Similarly to last week, the tanker newbuilding market has been busy with further orders for MR and Aframax/LR2. STX Shipbuilding took an order for 4+4+4+4 113,000 Aframax from Clients of Teekay Tankers, with delivery of the firm vessels in second half of 2015 and early 2016. It is understood that these orders include an option for whether the vessels are coated for trading products. Clients of East Med Maritime ordered four firm 113,000 DWT LR2s at DSME Mangalia, all for delivery in the first half of 2015. A joint venture between Stena Bulk and Weco is understood to have declared options in a series of 50,000 DWT IMO2 Chemical Tankers at Guangzhou Shipyard, taking the total order to 10 firm vessels. Pricing was reported at USD 38 Mill per vessel with delivery in 2015. Away from the yards in the East, Croatia’s Brodogradiliste Trogir is understood to have contracted two 49,500 DWT IMO Chemical Tankers for charter to Songa, with delivery of the vessels in 2015.
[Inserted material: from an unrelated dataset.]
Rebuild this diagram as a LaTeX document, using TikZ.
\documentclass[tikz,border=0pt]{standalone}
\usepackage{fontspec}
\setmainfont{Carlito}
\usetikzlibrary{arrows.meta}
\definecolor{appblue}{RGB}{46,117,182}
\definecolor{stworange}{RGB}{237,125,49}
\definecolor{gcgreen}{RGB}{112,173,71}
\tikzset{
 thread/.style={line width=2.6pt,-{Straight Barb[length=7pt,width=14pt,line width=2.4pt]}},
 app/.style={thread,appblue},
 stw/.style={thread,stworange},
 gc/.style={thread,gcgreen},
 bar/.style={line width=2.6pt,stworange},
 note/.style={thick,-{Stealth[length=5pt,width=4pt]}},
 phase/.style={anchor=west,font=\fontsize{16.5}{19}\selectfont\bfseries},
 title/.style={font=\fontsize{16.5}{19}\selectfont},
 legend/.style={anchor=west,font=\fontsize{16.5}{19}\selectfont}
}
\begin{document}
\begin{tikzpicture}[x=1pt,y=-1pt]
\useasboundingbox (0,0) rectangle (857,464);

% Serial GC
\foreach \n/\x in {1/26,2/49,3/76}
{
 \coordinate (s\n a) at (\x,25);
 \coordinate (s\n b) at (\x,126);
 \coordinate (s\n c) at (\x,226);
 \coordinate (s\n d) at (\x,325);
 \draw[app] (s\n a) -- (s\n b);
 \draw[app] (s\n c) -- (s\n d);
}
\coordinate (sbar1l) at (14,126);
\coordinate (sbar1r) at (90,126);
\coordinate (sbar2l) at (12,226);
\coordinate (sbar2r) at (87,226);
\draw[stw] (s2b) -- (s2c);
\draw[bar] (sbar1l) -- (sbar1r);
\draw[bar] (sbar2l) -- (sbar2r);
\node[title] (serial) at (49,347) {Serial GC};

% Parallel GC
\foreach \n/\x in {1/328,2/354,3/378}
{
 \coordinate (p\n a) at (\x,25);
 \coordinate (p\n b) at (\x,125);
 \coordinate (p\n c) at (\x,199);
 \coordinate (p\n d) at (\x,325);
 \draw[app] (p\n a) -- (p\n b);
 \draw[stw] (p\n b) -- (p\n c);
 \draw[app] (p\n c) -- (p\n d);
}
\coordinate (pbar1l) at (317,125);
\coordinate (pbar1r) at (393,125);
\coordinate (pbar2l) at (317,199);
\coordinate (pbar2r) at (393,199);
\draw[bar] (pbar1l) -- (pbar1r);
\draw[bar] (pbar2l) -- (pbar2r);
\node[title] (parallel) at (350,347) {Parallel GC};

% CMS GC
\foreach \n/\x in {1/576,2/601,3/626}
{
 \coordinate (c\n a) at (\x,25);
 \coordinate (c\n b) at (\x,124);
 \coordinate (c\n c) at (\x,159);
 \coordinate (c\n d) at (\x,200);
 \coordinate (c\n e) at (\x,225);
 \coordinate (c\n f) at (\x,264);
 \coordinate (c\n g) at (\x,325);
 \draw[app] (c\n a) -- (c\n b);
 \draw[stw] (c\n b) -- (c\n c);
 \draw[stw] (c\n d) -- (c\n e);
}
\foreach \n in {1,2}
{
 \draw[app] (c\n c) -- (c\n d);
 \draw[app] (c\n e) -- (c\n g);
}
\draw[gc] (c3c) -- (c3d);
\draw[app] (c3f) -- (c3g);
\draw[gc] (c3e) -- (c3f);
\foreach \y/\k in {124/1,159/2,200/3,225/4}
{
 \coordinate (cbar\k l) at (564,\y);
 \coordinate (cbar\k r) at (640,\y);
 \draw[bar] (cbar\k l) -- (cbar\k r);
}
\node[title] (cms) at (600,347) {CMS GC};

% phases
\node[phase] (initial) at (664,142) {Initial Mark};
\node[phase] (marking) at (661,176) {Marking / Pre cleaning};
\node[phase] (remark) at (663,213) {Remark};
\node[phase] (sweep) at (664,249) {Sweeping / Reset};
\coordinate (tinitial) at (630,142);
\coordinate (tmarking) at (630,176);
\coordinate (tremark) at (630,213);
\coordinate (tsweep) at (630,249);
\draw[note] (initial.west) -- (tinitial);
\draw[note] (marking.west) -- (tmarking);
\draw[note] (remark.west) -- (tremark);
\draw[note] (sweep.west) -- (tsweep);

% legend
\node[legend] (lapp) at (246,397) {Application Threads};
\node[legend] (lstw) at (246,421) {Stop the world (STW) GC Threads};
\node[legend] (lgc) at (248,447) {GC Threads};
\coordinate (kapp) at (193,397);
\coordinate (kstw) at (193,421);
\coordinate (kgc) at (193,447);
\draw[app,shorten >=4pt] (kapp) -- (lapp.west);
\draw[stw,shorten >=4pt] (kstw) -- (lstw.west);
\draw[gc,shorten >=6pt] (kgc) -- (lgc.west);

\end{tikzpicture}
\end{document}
In the gas market, a joint venture between SK Shipping and Marubeni have placed orders for two 180,000 CBM LNG carriers at Samsung with a reported price of USD 230 Mill per vessel and delivery in the latter half of 2017. Finally, looking at container newbuilding, HeungA Shipping have placed an order at Japan’s Kyokuyo Shipyard for a single 1,103 TEU container carrier with pricing at a reported USD 21.5 Mill and delivery in Q1 2015.